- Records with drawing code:
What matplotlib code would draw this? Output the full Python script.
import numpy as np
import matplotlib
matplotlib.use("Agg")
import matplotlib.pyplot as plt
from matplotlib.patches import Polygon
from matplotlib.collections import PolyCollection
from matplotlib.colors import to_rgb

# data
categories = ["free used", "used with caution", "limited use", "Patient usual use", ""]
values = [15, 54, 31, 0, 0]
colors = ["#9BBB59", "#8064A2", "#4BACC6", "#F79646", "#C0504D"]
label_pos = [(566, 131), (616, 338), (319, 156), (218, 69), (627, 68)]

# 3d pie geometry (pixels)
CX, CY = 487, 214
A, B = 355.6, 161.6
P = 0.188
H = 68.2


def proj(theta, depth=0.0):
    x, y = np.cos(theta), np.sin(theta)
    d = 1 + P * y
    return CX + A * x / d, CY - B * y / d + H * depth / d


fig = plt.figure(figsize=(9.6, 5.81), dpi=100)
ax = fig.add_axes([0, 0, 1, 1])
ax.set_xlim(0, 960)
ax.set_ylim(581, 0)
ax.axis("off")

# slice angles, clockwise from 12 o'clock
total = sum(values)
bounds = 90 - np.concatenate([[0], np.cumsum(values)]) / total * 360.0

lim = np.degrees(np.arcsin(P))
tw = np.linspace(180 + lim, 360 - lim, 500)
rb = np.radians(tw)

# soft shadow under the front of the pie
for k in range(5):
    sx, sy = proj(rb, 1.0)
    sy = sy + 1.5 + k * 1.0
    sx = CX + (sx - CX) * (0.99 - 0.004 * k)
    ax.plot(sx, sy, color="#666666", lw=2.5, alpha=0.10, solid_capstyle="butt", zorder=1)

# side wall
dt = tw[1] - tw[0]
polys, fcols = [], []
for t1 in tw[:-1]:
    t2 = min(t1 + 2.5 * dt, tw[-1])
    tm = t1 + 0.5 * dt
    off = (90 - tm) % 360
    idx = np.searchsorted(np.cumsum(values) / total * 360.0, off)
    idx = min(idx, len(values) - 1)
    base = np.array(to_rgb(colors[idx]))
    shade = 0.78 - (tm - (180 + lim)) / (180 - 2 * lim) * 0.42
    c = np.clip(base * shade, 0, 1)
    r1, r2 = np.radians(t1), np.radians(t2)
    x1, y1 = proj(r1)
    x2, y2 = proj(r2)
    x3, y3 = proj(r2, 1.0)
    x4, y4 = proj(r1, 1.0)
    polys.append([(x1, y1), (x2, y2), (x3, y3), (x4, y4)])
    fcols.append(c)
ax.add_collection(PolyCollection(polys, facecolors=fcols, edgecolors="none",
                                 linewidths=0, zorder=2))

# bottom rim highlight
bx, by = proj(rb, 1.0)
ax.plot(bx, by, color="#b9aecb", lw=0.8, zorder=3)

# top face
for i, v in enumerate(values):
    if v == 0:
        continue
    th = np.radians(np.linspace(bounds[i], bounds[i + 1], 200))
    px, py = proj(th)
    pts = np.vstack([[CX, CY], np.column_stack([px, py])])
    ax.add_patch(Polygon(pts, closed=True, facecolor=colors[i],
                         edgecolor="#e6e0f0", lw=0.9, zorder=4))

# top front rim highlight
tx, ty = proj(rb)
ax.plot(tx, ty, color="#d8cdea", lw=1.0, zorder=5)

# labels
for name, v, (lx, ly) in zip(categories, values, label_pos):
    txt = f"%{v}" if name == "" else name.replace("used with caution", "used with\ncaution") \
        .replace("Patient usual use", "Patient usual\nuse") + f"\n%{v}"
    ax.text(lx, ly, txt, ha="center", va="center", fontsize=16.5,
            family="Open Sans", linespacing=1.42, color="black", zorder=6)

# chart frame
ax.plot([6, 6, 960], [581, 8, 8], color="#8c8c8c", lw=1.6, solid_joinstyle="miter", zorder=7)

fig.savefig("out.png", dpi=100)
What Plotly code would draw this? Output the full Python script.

- WRITTEN INSTRUCTION: Output the records exactly, including every line.

- RESULT OF THE TASK:
What matplotlib code would draw this? Output the full Python script.
import numpy as np
import matplotlib
matplotlib.use("Agg")
import matplotlib.pyplot as plt
from matplotlib.patches import Polygon
from matplotlib.collections import PolyCollection
from matplotlib.colors import to_rgb

# data
categories = ["free used", "used with caution", "limited use", "Patient usual use", ""]
values = [15, 54, 31, 0, 0]
colors = ["#9BBB59", "#8064A2", "#4BACC6", "#F79646", "#C0504D"]
label_pos = [(566, 131), (616, 338), (319, 156), (218, 69), (627, 68)]

# 3d pie geometry (pixels)
CX, CY = 487, 214
A, B = 355.6, 161.6
P = 0.188
H = 68.2


def proj(theta, depth=0.0):
    x, y = np.cos(theta), np.sin(theta)
    d = 1 + P * y
    return CX + A * x / d, CY - B * y / d + H * depth / d


fig = plt.figure(figsize=(9.6, 5.81), dpi=100)
ax = fig.add_axes([0, 0, 1, 1])
ax.set_xlim(0, 960)
ax.set_ylim(581, 0)
ax.axis("off")

# slice angles, clockwise from 12 o'clock
total = sum(values)
bounds = 90 - np.concatenate([[0], np.cumsum(values)]) / total * 360.0

lim = np.degrees(np.arcsin(P))
tw = np.linspace(180 + lim, 360 - lim, 500)
rb = np.radians(tw)

# soft shadow under the front of the pie
for k in range(5):
    sx, sy = proj(rb, 1.0)
    sy = sy + 1.5 + k * 1.0
    sx = CX + (sx - CX) * (0.99 - 0.004 * k)
    ax.plot(sx, sy, color="#666666", lw=2.5, alpha=0.10, solid_capstyle="butt", zorder=1)

# side wall
dt = tw[1] - tw[0]
polys, fcols = [], []
for t1 in tw[:-1]:
    t2 = min(t1 + 2.5 * dt, tw[-1])
    tm = t1 + 0.5 * dt
    off = (90 - tm) % 360
    idx = np.searchsorted(np.cumsum(values) / total * 360.0, off)
    idx = min(idx, len(values) - 1)
    base = np.array(to_rgb(colors[idx]))
    shade = 0.78 - (tm - (180 + lim)) / (180 - 2 * lim) * 0.42
    c = np.clip(base * shade, 0, 1)
    r1, r2 = np.radians(t1), np.radians(t2)
    x1, y1 = proj(r1)
    x2, y2 = proj(r2)
    x3, y3 = proj(r2, 1.0)
    x4, y4 = proj(r1, 1.0)
    polys.append([(x1, y1), (x2, y2), (x3, y3), (x4, y4)])
    fcols.append(c)
ax.add_collection(PolyCollection(polys, facecolors=fcols, edgecolors="none",
                                 linewidths=0, zorder=2))

# bottom rim highlight
bx, by = proj(rb, 1.0)
ax.plot(bx, by, color="#b9aecb", lw=0.8, zorder=3)

# top face
for i, v in enumerate(values):
    if v == 0:
        continue
    th = np.radians(np.linspace(bounds[i], bounds[i + 1], 200))
    px, py = proj(th)
    pts = np.vstack([[CX, CY], np.column_stack([px, py])])
    ax.add_patch(Polygon(pts, closed=True, facecolor=colors[i],
                         edgecolor="#e6e0f0", lw=0.9, zorder=4))

# top front rim highlight
tx, ty = proj(rb)
ax.plot(tx, ty, color="#d8cdea", lw=1.0, zorder=5)

# labels
for name, v, (lx, ly) in zip(categories, values, label_pos):
    txt = f"%{v}" if name == "" else name.replace("used with caution", "used with\ncaution") \
        .replace("Patient usual use", "Patient usual\nuse") + f"\n%{v}"
    ax.text(lx, ly, txt, ha="center", va="center", fontsize=16.5,
            family="Open Sans", linespacing=1.42, color="black", zorder=6)

# chart frame
ax.plot([6, 6, 960], [581, 8, 8], color="#8c8c8c", lw=1.6, solid_joinstyle="miter", zorder=7)

fig.savefig("out.png", dpi=100)
What Plotly code would draw this? Output the full Python script.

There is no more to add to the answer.